[START]

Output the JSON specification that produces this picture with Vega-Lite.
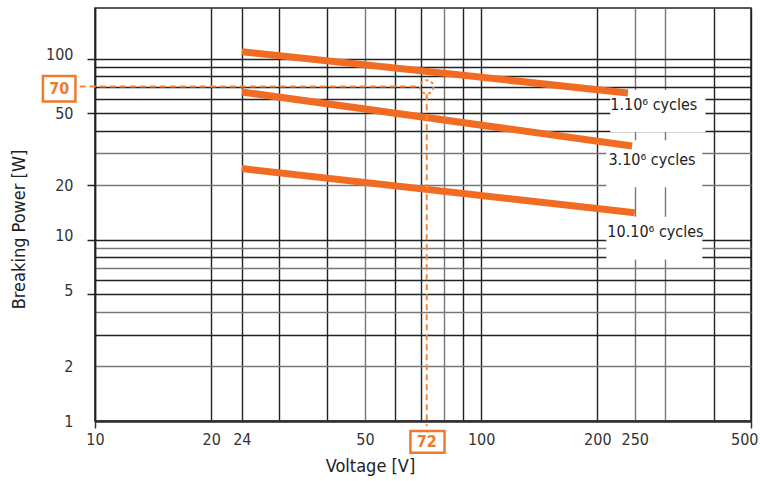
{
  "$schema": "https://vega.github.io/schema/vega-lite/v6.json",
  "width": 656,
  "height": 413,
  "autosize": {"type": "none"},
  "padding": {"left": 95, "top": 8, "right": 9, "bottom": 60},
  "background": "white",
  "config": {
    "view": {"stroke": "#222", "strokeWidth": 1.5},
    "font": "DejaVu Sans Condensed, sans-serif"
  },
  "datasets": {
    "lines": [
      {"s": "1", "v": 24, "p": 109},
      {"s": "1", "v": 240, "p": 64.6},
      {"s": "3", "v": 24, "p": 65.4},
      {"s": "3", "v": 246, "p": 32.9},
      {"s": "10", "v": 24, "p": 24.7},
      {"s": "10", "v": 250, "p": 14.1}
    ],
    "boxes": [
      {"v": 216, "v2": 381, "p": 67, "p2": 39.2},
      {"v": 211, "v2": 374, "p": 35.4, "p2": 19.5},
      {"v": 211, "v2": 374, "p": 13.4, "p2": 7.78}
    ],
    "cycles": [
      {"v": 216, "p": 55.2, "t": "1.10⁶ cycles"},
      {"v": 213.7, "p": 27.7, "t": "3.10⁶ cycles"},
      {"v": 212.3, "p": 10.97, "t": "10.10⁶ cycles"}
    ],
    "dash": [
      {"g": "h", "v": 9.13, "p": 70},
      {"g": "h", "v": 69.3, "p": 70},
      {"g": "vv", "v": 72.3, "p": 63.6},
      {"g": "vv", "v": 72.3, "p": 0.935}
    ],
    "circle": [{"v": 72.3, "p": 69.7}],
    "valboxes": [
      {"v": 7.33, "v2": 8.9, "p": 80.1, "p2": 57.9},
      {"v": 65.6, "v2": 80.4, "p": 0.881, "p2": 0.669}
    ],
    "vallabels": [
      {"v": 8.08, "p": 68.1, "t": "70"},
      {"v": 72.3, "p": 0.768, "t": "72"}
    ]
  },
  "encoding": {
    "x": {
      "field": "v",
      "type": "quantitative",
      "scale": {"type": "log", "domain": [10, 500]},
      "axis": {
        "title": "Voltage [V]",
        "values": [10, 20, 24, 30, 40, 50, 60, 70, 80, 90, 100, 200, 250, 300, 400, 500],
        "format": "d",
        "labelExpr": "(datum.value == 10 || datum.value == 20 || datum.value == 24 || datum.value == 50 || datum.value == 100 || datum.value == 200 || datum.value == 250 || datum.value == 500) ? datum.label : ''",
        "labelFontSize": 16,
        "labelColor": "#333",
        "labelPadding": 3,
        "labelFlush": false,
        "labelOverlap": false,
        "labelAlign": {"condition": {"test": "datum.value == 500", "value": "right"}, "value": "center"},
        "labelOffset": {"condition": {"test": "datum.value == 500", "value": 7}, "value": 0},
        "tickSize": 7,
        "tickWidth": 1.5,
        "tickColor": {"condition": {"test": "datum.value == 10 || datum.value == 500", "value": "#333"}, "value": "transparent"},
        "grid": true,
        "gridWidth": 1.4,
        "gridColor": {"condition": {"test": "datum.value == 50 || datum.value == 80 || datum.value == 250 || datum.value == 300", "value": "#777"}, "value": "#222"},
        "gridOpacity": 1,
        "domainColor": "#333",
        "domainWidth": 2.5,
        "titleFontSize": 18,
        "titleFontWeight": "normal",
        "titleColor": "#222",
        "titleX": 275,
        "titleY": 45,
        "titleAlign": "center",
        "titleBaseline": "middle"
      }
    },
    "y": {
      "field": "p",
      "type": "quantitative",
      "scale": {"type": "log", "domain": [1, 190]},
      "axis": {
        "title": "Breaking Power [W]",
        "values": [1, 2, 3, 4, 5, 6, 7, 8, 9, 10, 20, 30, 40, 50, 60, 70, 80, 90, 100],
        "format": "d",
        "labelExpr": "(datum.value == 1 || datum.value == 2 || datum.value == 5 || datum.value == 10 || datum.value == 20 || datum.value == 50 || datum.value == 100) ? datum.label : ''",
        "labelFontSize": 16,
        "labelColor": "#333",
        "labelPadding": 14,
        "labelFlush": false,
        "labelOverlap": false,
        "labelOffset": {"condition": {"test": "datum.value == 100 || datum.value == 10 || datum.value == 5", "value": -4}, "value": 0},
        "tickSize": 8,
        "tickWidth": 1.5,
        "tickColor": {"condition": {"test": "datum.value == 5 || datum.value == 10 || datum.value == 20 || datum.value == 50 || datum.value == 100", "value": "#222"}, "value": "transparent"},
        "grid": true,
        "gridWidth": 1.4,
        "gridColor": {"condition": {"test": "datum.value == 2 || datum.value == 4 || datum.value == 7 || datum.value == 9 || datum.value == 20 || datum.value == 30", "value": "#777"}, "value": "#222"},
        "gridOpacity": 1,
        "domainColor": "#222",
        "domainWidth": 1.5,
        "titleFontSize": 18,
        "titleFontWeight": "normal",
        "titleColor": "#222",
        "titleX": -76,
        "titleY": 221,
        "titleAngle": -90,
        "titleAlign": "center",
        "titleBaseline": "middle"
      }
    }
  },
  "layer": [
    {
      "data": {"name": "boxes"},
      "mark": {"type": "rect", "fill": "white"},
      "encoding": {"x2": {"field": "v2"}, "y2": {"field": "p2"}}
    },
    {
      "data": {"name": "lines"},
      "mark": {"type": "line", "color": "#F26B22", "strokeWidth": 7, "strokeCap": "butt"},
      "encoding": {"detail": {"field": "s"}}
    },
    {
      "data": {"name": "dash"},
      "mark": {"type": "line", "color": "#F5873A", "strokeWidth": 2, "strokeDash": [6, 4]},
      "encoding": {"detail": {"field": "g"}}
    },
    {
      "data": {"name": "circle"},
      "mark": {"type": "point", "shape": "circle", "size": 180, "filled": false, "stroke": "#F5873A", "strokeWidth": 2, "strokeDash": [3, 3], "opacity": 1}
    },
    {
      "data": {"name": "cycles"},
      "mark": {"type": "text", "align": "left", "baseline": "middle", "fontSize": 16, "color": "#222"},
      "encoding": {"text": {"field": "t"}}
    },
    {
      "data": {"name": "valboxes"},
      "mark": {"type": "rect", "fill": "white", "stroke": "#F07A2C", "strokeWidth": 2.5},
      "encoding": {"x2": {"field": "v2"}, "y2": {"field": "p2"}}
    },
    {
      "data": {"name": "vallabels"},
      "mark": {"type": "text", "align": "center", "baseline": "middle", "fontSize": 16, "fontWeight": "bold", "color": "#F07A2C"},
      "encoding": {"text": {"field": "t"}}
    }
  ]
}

[END]

Copy the material above exactly and drop the pictures.

■ **WRITTEN SOLUTION**
Output the JSON specification that produces this picture with Vega-Lite.
{
  "$schema": "https://vega.github.io/schema/vega-lite/v6.json",
  "width": 656,
  "height": 413,
  "autosize": {"type": "none"},
  "padding": {"left": 95, "top": 8, "right": 9, "bottom": 60},
  "background": "white",
  "config": {
    "view": {"stroke": "#222", "strokeWidth": 1.5},
    "font": "DejaVu Sans Condensed, sans-serif"
  },
  "datasets": {
    "lines": [
      {"s": "1", "v": 24, "p": 109},
      {"s": "1", "v": 240, "p": 64.6},
      {"s": "3", "v": 24, "p": 65.4},
      {"s": "3", "v": 246, "p": 32.9},
      {"s": "10", "v": 24, "p": 24.7},
      {"s": "10", "v": 250, "p": 14.1}
    ],
    "boxes": [
      {"v": 216, "v2": 381, "p": 67, "p2": 39.2},
      {"v": 211, "v2": 374, "p": 35.4, "p2": 19.5},
      {"v": 211, "v2": 374, "p": 13.4, "p2": 7.78}
    ],
    "cycles": [
      {"v": 216, "p": 55.2, "t": "1.10⁶ cycles"},
      {"v": 213.7, "p": 27.7, "t": "3.10⁶ cycles"},
      {"v": 212.3, "p": 10.97, "t": "10.10⁶ cycles"}
    ],
    "dash": [
      {"g": "h", "v": 9.13, "p": 70},
      {"g": "h", "v": 69.3, "p": 70},
      {"g": "vv", "v": 72.3, "p": 63.6},
      {"g": "vv", "v": 72.3, "p": 0.935}
    ],
    "circle": [{"v": 72.3, "p": 69.7}],
    "valboxes": [
      {"v": 7.33, "v2": 8.9, "p": 80.1, "p2": 57.9},
      {"v": 65.6, "v2": 80.4, "p": 0.881, "p2": 0.669}
    ],
    "vallabels": [
      {"v": 8.08, "p": 68.1, "t": "70"},
      {"v": 72.3, "p": 0.768, "t": "72"}
    ]
  },
  "encoding": {
    "x": {
      "field": "v",
      "type": "quantitative",
      "scale": {"type": "log", "domain": [10, 500]},
      "axis": {
        "title": "Voltage [V]",
        "values": [10, 20, 24, 30, 40, 50, 60, 70, 80, 90, 100, 200, 250, 300, 400, 500],
        "format": "d",
        "labelExpr": "(datum.value == 10 || datum.value == 20 || datum.value == 24 || datum.value == 50 || datum.value == 100 || datum.value == 200 || datum.value == 250 || datum.value == 500) ? datum.label : ''",
        "labelFontSize": 16,
        "labelColor": "#333",
        "labelPadding": 3,
        "labelFlush": false,
        "labelOverlap": false,
        "labelAlign": {"condition": {"test": "datum.value == 500", "value": "right"}, "value": "center"},
        "labelOffset": {"condition": {"test": "datum.value == 500", "value": 7}, "value": 0},
        "tickSize": 7,
        "tickWidth": 1.5,
        "tickColor": {"condition": {"test": "datum.value == 10 || datum.value == 500", "value": "#333"}, "value": "transparent"},
        "grid": true,
        "gridWidth": 1.4,
        "gridColor": {"condition": {"test": "datum.value == 50 || datum.value == 80 || datum.value == 250 || datum.value == 300", "value": "#777"}, "value": "#222"},
        "gridOpacity": 1,
        "domainColor": "#333",
        "domainWidth": 2.5,
        "titleFontSize": 18,
        "titleFontWeight": "normal",
        "titleColor": "#222",
        "titleX": 275,
        "titleY": 45,
        "titleAlign": "center",
        "titleBaseline": "middle"
      }
    },
    "y": {
      "field": "p",
      "type": "quantitative",
      "scale": {"type": "log", "domain": [1, 190]},
      "axis": {
        "title": "Breaking Power [W]",
        "values": [1, 2, 3, 4, 5, 6, 7, 8, 9, 10, 20, 30, 40, 50, 60, 70, 80, 90, 100],
        "format": "d",
        "labelExpr": "(datum.value == 1 || datum.value == 2 || datum.value == 5 || datum.value == 10 || datum.value == 20 || datum.value == 50 || datum.value == 100) ? datum.label : ''",
        "labelFontSize": 16,
        "labelColor": "#333",
        "labelPadding": 14,
        "labelFlush": false,
        "labelOverlap": false,
        "labelOffset": {"condition": {"test": "datum.value == 100 || datum.value == 10 || datum.value == 5", "value": -4}, "value": 0},
        "tickSize": 8,
        "tickWidth": 1.5,
        "tickColor": {"condition": {"test": "datum.value == 5 || datum.value == 10 || datum.value == 20 || datum.value == 50 || datum.value == 100", "value": "#222"}, "value": "transparent"},
        "grid": true,
        "gridWidth": 1.4,
        "gridColor": {"condition": {"test": "datum.value == 2 || datum.value == 4 || datum.value == 7 || datum.value == 9 || datum.value == 20 || datum.value == 30", "value": "#777"}, "value": "#222"},
        "gridOpacity": 1,
        "domainColor": "#222",
        "domainWidth": 1.5,
        "titleFontSize": 18,
        "titleFontWeight": "normal",
        "titleColor": "#222",
        "titleX": -76,
        "titleY": 221,
        "titleAngle": -90,
        "titleAlign": "center",
        "titleBaseline": "middle"
      }
    }
  },
  "layer": [
    {
      "data": {"name": "boxes"},
      "mark": {"type": "rect", "fill": "white"},
      "encoding": {"x2": {"field": "v2"}, "y2": {"field": "p2"}}
    },
    {
      "data": {"name": "lines"},
      "mark": {"type": "line", "color": "#F26B22", "strokeWidth": 7, "strokeCap": "butt"},
      "encoding": {"detail": {"field": "s"}}
    },
    {
      "data": {"name": "dash"},
      "mark": {"type": "line", "color": "#F5873A", "strokeWidth": 2, "strokeDash": [6, 4]},
      "encoding": {"detail": {"field": "g"}}
    },
    {
      "data": {"name": "circle"},
      "mark": {"type": "point", "shape": "circle", "size": 180, "filled": false, "stroke": "#F5873A", "strokeWidth": 2, "strokeDash": [3, 3], "opacity": 1}
    },
    {
      "data": {"name": "cycles"},
      "mark": {"type": "text", "align": "left", "baseline": "middle", "fontSize": 16, "color": "#222"},
      "encoding": {"text": {"field": "t"}}
    },
    {
      "data": {"name": "valboxes"},
      "mark": {"type": "rect", "fill": "white", "stroke": "#F07A2C", "strokeWidth": 2.5},
      "encoding": {"x2": {"field": "v2"}, "y2": {"field": "p2"}}
    },
    {
      "data": {"name": "vallabels"},
      "mark": {"type": "text", "align": "center", "baseline": "middle", "fontSize": 16, "fontWeight": "bold", "color": "#F07A2C"},
      "encoding": {"text": {"field": "t"}}
    }
  ]
}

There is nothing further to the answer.